Complete step by step solution:
Given that, \[\sqrt {\dfrac{{1 + \sin A}}{{1 - \sin A}}} = \sec A + \tan A\]
We need to find which quadrant does $A$ belong.
Consider \[\sqrt {\dfrac{{1 + \sin A}}{{1 - \sin A}}} = \sec A + \tan A\]
We can multiply and divide the expression inside the root in the left hand side by $1 + \sin A$.
This gives,
\[\sqrt {\dfrac{{(1 + \sin A)(1 + \sin A)}}{{(1 - \sin A)(1 + \sin A)}}} = \sec A + \tan A\]
 Now the denominator inside the root is in the form $(a + b)(a - b)$.
For any $a,b$ we have,
$(a + b)(a - b) = {a^2} - {b^2}$
Also, the numerator inside the root can be written as ${(1 + \sin A)^2}$.
Substituting these we have,
\[\sqrt {\dfrac{{{{(1 + \sin A)}^2}}}{{1 - {{\sin }^2}A}}} = \sec A + \tan A\]

For any angle $\theta $ we have,
${\sin ^2}\theta + {\cos ^2}\theta = 1$
This gives $ \Rightarrow 1 - {\sin ^2}\theta = {\cos ^2}\theta $

Using this we can substitute in the denominator of the above equation.
\[\sqrt {\dfrac{{{{(1 + \sin A)}^2}}}{{{{\cos }^2}A}}} = \sec A + \tan A\]
\[ \Rightarrow \sqrt {{{(\dfrac{{1 + \sin {A^{}}}}{{{{\cos }^{}}A}})}^2}} = \sec A + \tan A\]

Now we have, $\sqrt {{x^2}} = x$ if and only if $x \geqslant 0$.
So, \[\sqrt {{{(\dfrac{{1 + \sin {A^{}}}}{{{{\cos }^{}}A}})}^2}} = \dfrac{{1 + \sin A}}{{\cos A}}\] if and only if \[\dfrac{{1 + \sin A}}{{\cos A}} \geqslant 0\]

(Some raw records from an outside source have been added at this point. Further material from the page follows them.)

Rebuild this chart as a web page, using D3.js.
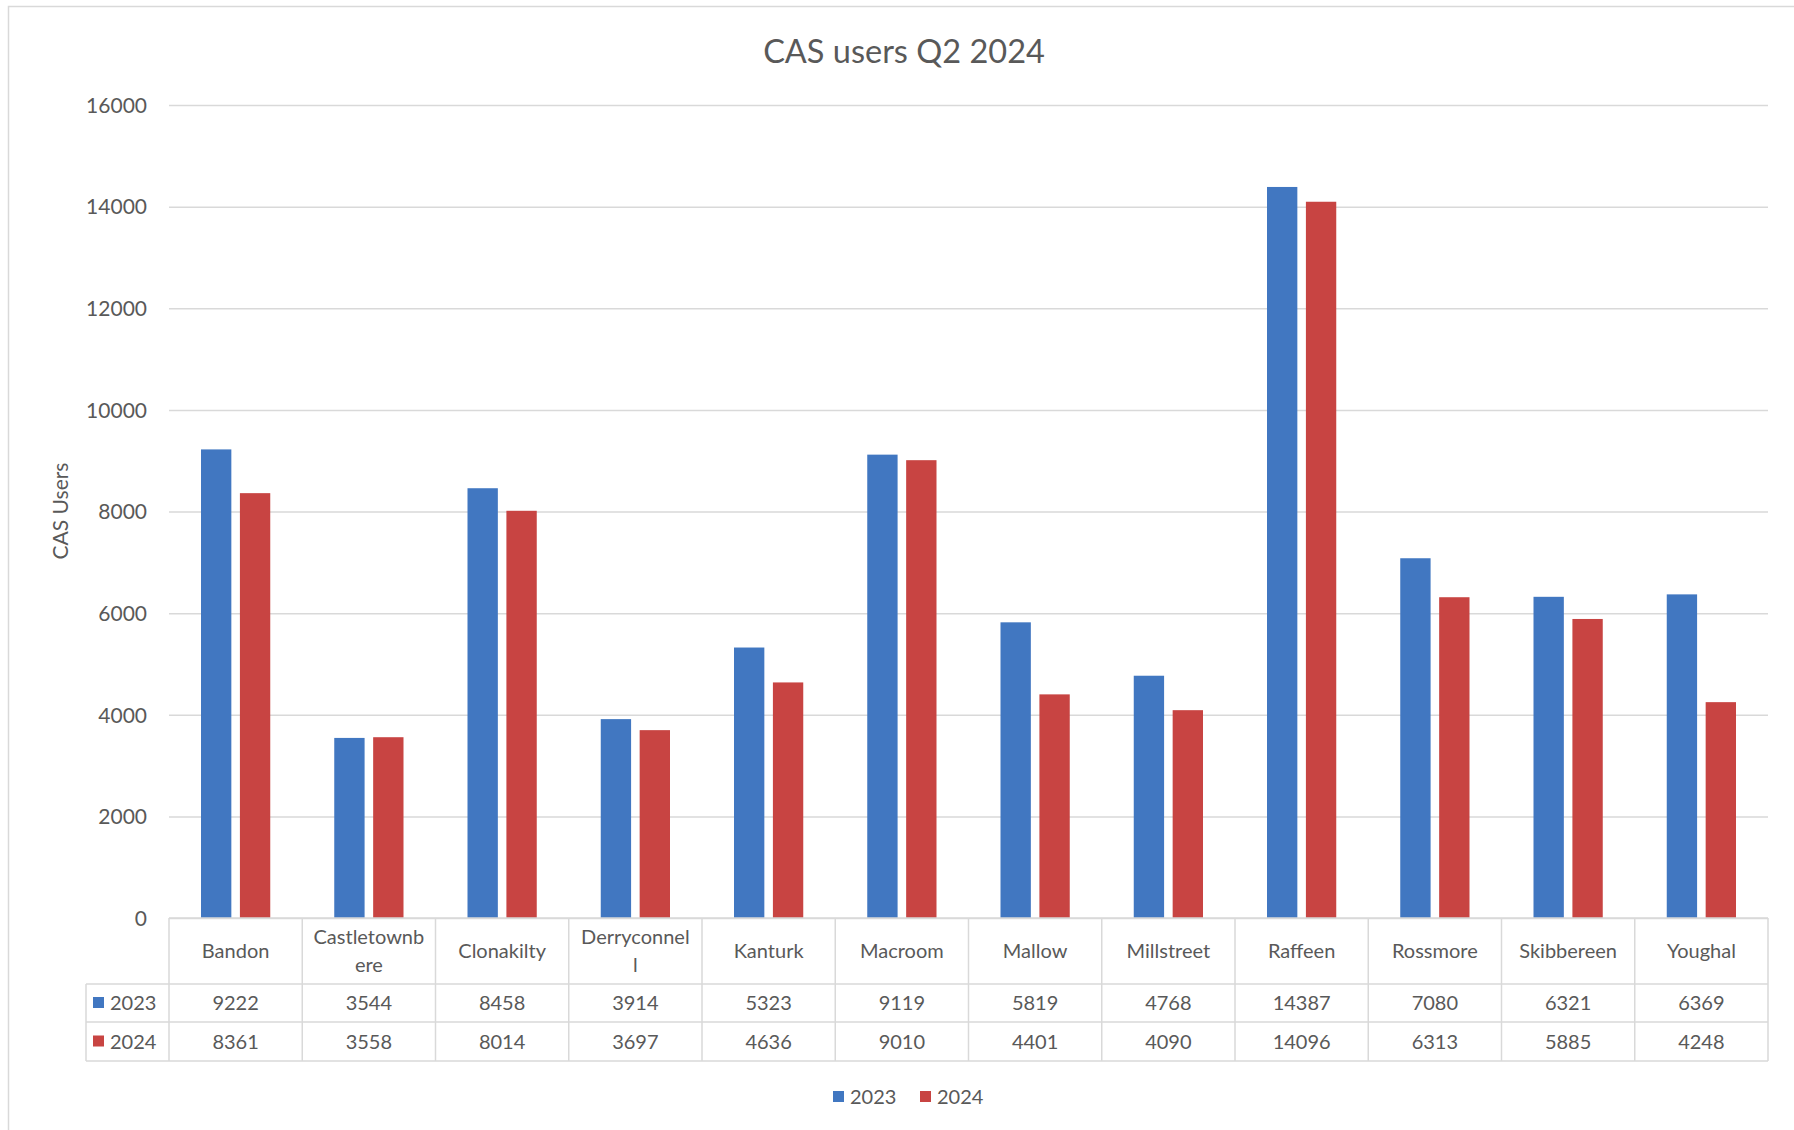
<!DOCTYPE html>
<html><head><meta charset="utf-8">
<script src="https://cdn.jsdelivr.net/npm/d3@7"></script>
<style>html,body{margin:0;padding:0;background:#fff;}svg{display:block;}</style>
</head><body>
<svg id="chart" width="1794" height="1130"></svg>
<script>
const categories = ["Bandon","Castletownbere","Clonakilty","Derryconnell","Kanturk","Macroom","Mallow","Millstreet","Raffeen","Rossmore","Skibbereen","Youghal"];
const categoryLines = [["Bandon"],["Castletownb","ere"],["Clonakilty"],["Derryconnel","l"],["Kanturk"],["Macroom"],["Mallow"],["Millstreet"],["Raffeen"],["Rossmore"],["Skibbereen"],["Youghal"]];
const seriesNames = ["2023","2024"];
const values2023 = [9222,3544,8458,3914,5323,9119,5819,4768,14387,7080,6321,6369];
const values2024 = [8361,3558,8014,3697,4636,9010,4401,4090,14096,6313,5885,4248];
const yTicks = [0,2000,4000,6000,8000,10000,12000,14000,16000];
const colors = {"2023":"#4177C1","2024":"#C84442"};
const title = "CAS users Q2 2024";
const yTitle = "CAS Users";

const seriesValues = {"2023":values2023,"2024":values2024};
const font = "Lato, 'Open Sans', sans-serif";
const textCol = "#595959";
const gridCol = "#D9D9D9";

const svg = d3.select("#chart");
const L = 169, R = 1768, T = 105, B = 918;
const tableLeft = 86;
const rowCat = [918, 984], row23 = [984, 1022], row24 = [1022, 1061];

// outer border
svg.append("rect").attr("x",8.5).attr("y",6.5).attr("width",1800).attr("height",1140)
  .attr("fill","none").attr("stroke","#D9D9D9").attr("stroke-width",1.5);

const x0 = d3.scaleBand().domain(categories).range([L,R]).padding(0);
const x1 = d3.scaleBand().domain(seriesNames).range([32, x0.bandwidth()-32]).paddingInner(0.22);
const y = d3.scaleLinear().domain([0,16000]).range([B,T]);

// gridlines
svg.append("g").selectAll("line").data(yTicks).join("line")
  .attr("x1",L).attr("x2",R).attr("y1",d=>y(d)+0.5).attr("y2",d=>y(d)+0.5)
  .attr("stroke",gridCol).attr("stroke-width",1.5);

// y axis labels
const yAxis = d3.axisLeft(y).tickValues(yTicks).tickSize(0).tickPadding(0).tickFormat(d3.format("d"));
const ya = svg.append("g").attr("transform",`translate(${147},0)`).call(yAxis);
ya.select(".domain").remove();
ya.selectAll("text").attr("font-family",font).attr("font-size",21).attr("fill",textCol).attr("dy","0.35em");

// bars
const g = svg.append("g");
categories.forEach((c,i)=>{
  seriesNames.forEach(s=>{
    const v = seriesValues[s][i];
    g.append("rect")
      .attr("x", x0(c)+x1(s)).attr("width", x1.bandwidth())
      .attr("y", y(v)).attr("height", y(0)-y(v))
      .attr("fill", colors[s]);
  });
});

// title
svg.append("text").attr("x",904).attr("y",63).attr("text-anchor","middle")
  .attr("font-family",font).attr("font-size",32.5).attr("fill",textCol).text(title);

// y title
svg.append("text").attr("transform",`translate(68,511) rotate(-90)`).attr("text-anchor","middle")
  .attr("font-family",font).attr("font-size",21).attr("fill",textCol).text(yTitle);

// data table
const tg = svg.append("g");
const hl = (x1_,x2_,yy)=>tg.append("line").attr("x1",x1_).attr("x2",x2_).attr("y1",yy).attr("y2",yy).attr("stroke",gridCol).attr("stroke-width",1.5);
const vl = (xx,y1_,y2_)=>tg.append("line").attr("x1",xx).attr("x2",xx).attr("y1",y1_).attr("y2",y2_).attr("stroke",gridCol).attr("stroke-width",1.5);
hl(L,R,rowCat[0]);
hl(tableLeft,R,row23[0]);
hl(tableLeft,R,row24[0]);
hl(tableLeft,R,row24[1]);
vl(tableLeft,row23[0],row24[1]);
categories.forEach(c=>vl(x0(c),rowCat[0],row24[1]));
vl(R,rowCat[0],row24[1]);

// category labels
categories.forEach((c,i)=>{
  const lines = categoryLines[i];
  const cx = x0(c)+x0.bandwidth()/2;
  const lh = 28;
  const midY = (rowCat[0]+rowCat[1])/2;
  lines.forEach((ln,j)=>{
    tg.append("text").attr("x",cx).attr("y", midY + (j-(lines.length-1)/2)*lh)
      .attr("dy","0.35em").attr("text-anchor","middle")
      .attr("font-family",font).attr("font-size",20).attr("fill",textCol).text(ln);
  });
});

// value rows
[[ "2023", row23],[ "2024", row24]].forEach(([s,row])=>{
  const my = (row[0]+row[1])/2;
  tg.append("rect").attr("x",93).attr("y",my-6).attr("width",11).attr("height",11).attr("fill",colors[s]);
  tg.append("text").attr("x",110).attr("y",my).attr("dy","0.35em")
    .attr("font-family",font).attr("font-size",20).attr("fill",textCol).text(s);
  categories.forEach((c,i)=>{
    tg.append("text").attr("x",x0(c)+x0.bandwidth()/2).attr("y",my).attr("dy","0.35em")
      .attr("text-anchor","middle").attr("font-family",font).attr("font-size",20)
      .attr("fill",textCol).text(seriesValues[s][i]);
  });
});

// legend
const lg = svg.append("g");
const legendX = [833, 920];
seriesNames.forEach((s,i)=>{
  lg.append("rect").attr("x",legendX[i]).attr("y",1091).attr("width",11).attr("height",11).attr("fill",colors[s]);
  lg.append("text").attr("x",legendX[i]+17).attr("y",1097).attr("dy","0.35em")
    .attr("font-family",font).attr("font-size",20).attr("fill",textCol).text(s);
});
</script>
</body></html>
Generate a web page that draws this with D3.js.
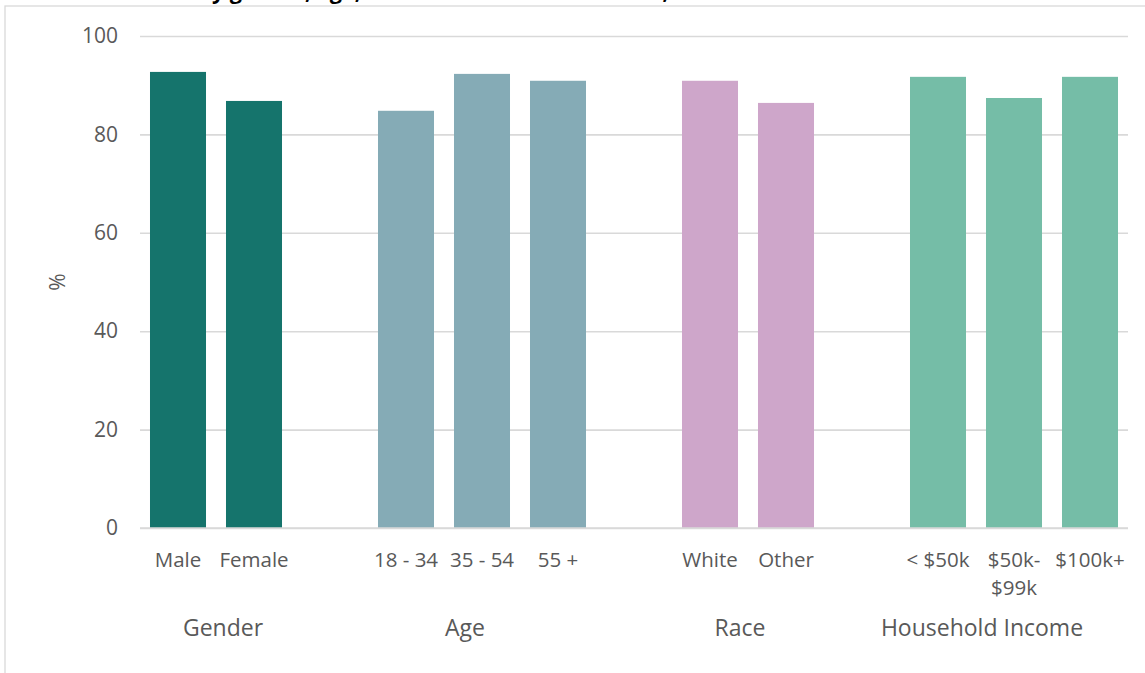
<!DOCTYPE html>
<html>
<head>
<meta charset="utf-8">
<script src="https://cdn.jsdelivr.net/npm/d3@7"></script>
<style>
  html, body { margin: 0; padding: 0; background: #fff; }
  svg { display: block; }
  text { font-family: "Open Sans", "Liberation Sans", sans-serif; fill: #595959; }
</style>
</head>
<body>
<svg id="chart" width="1145" height="673"></svg>
<script>
// ---- data ----
const groups = ["Gender", "Age", "Race", "Household Income"];
const groupSizes = [2, 3, 2, 3];
const categories = ["Male", "Female", "18 - 34", "35 - 54", "55 +", "White", "Other", "< $50k", "$50k-\n$99k", "$100k+"];
const values = [92.7, 86.8, 84.8, 92.3, 90.9, 90.9, 86.4, 91.7, 87.4, 91.7];
const yTicks = [0, 20, 40, 60, 80, 100];
const yLabel = "%";
const title = "Share of residents by gender, age, race and household income, 2021";

// ---- styles / layout ----
const groupColors = ["#15746C", "#85ABB6", "#CEA6CA", "#75BDA7"];
const groupLabelNudge = [7, -17, -8, -32];

const svg = d3.select("#chart");

// outer frame
svg.append("rect")
  .attr("x", 5).attr("y", 6).attr("width", 1200).attr("height", 700)
  .attr("fill", "none").attr("stroke", "#d9d9d9").attr("stroke-width", 1.3);

// title (cut off at the top edge, as in the reference)
const t = svg.append("text")
  .attr("y", -1)
  .style("font-weight", "bold")
  .style("font-size", "21px")
  .style("fill", "#000")
  .text(title);
{
  const node = t.node();
  const iy = title.indexOf("y gender");
  const ic = title.lastIndexOf(",");
  const span = node.getSubStringLength(iy, ic - iy + 1);
  const fs = 21 * (669 - 212) / span;
  t.style("font-size", fs + "px");
  const off = node.getSubStringLength(0, iy);
  t.attr("x", 212 - off);
}

// group index per category
const groupOf = [];
groupSizes.forEach((n, g) => { for (let i = 0; i < n; i++) groupOf.push(g); });

// slots (with spacer between groups)
const slots = [];
let ci = 0;
groupSizes.forEach((n, g) => {
  if (g > 0) slots.push("__gap" + g);
  for (let i = 0; i < n; i++) slots.push(categories[ci++]);
});

const x = d3.scaleBand().domain(slots).range([140, 1128])
  .paddingInner(0.263).paddingOuter(0.1315);
const y = d3.scaleLinear().domain([0, 100]).range([528, 36]);

// y axis gridlines + labels
const yAxis = svg.append("g")
  .attr("transform", "translate(140,0)")
  .call(d3.axisLeft(y).tickValues(yTicks).tickSize(-988).tickPadding(22));
yAxis.select(".domain").remove();
yAxis.selectAll(".tick line").attr("stroke", "#d9d9d9").attr("stroke-width", 1.6);
yAxis.selectAll(".tick text")
  .style("font-size", "21px").style("fill", "#595959")
  .attr("font-family", null);

// bars
svg.append("g").selectAll("rect")
  .data(values)
  .join("rect")
  .attr("x", (d, i) => x(categories[i]))
  .attr("width", x.bandwidth())
  .attr("y", d => y(d))
  .attr("height", d => y(0) - y(d))
  .attr("fill", (d, i) => groupColors[groupOf[i]]);

// zero line on top
svg.append("line")
  .attr("x1", 140).attr("x2", 1128)
  .attr("y1", y(0)).attr("y2", y(0))
  .attr("stroke", "#d9d9d9").attr("stroke-width", 1.6);

// category labels
const xAxis = svg.append("g")
  .attr("transform", `translate(0,${y(0)})`)
  .call(d3.axisBottom(x).tickValues(categories).tickSize(0).tickPadding(0));
xAxis.select(".domain").remove();
xAxis.selectAll(".tick text")
  .attr("y", 39).attr("dy", null)
  .style("font-size", "20.5px").style("fill", "#595959")
  .attr("font-family", null)
  .each(function(d) {
    const lines = d.split("\n");
    const sel = d3.select(this).text(null);
    lines.forEach((l, k) => {
      sel.append("tspan").attr("x", 0).attr("dy", k === 0 ? 0 : 28).text(l);
    });
  });

// group labels
let start = 0;
groupSizes.forEach((n, g) => {
  const first = categories[start], last = categories[start + n - 1];
  const cx = (x(first) + x(last) + x.bandwidth()) / 2 + groupLabelNudge[g];
  svg.append("text")
    .attr("x", cx).attr("y", 636)
    .attr("text-anchor", "middle")
    .style("font-size", "23px")
    .text(groups[g]);
  start += n;
});

// y label
svg.append("text")
  .attr("transform", "translate(65,282) rotate(-90)")
  .attr("text-anchor", "middle")
  .style("font-size", "21px")
  .text(yLabel);
</script>
</body>
</html>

If \[\sqrt {{{(\dfrac{{1 + \sin {A^{}}}}{{{{\cos }^{}}A}})}^2}} = \dfrac{{1 + \sin A}}{{\cos A}}\], then
\[\sqrt {{{(\dfrac{{1 + \sin {A^{}}}}{{{{\cos }^{}}A}})}^2}} = \dfrac{1}{{\cos A}} + \dfrac{{\sin A}}{{\cos A}}\]
\[ \Rightarrow \sqrt {{{(\dfrac{{1 + \sin {A^{}}}}{{{{\cos }^{}}A}})}^2}} = \sec A + \tan A\], which is our result.
So this result holds when \[\sqrt {{{(\dfrac{{1 + \sin {A^{}}}}{{{{\cos }^{}}A}})}^2}} = \dfrac{{1 + \sin A}}{{\cos A}}\], that is when,\[\dfrac{{1 + \sin A}}{{\cos A}} \geqslant 0\]
We have $\sin A,\cos A \in [ - 1,1]$
$\therefore 1 + \sin A \geqslant 0$
But $\cos A$ can be negative as well.
So, we have to eliminate the values of $A$ for which $\cos A$ is negative.
$\cos A < 0,A \in (90^\circ ,270^\circ )$, which are the second and third quadrant.
So, for every $A \in (0,{90^ \circ }) \cup (270^\circ ,{360^ \circ })$, \[\dfrac{{1 + \sin A}}{{\cos A}} \geqslant 0\]
This means \[\sqrt {\dfrac{{1 + \sin A}}{{1 - \sin A}}} = \sec A + \tan A\] holds if, $A \in (0,{90^ \circ }) \cup (270^\circ ,{360^ \circ })$ the first and fourth quadrant.

$\therefore $ The answer is option C.

Note:
Here we find the favourable values of $A$ by considering where $1 + \sin A$ and $\cos A$ are positive. If the expression inside the root symbol was positive always then we can simplify $\sqrt {{x^2}} $ to $x$ directly. If so, the equation holds in every quadrant.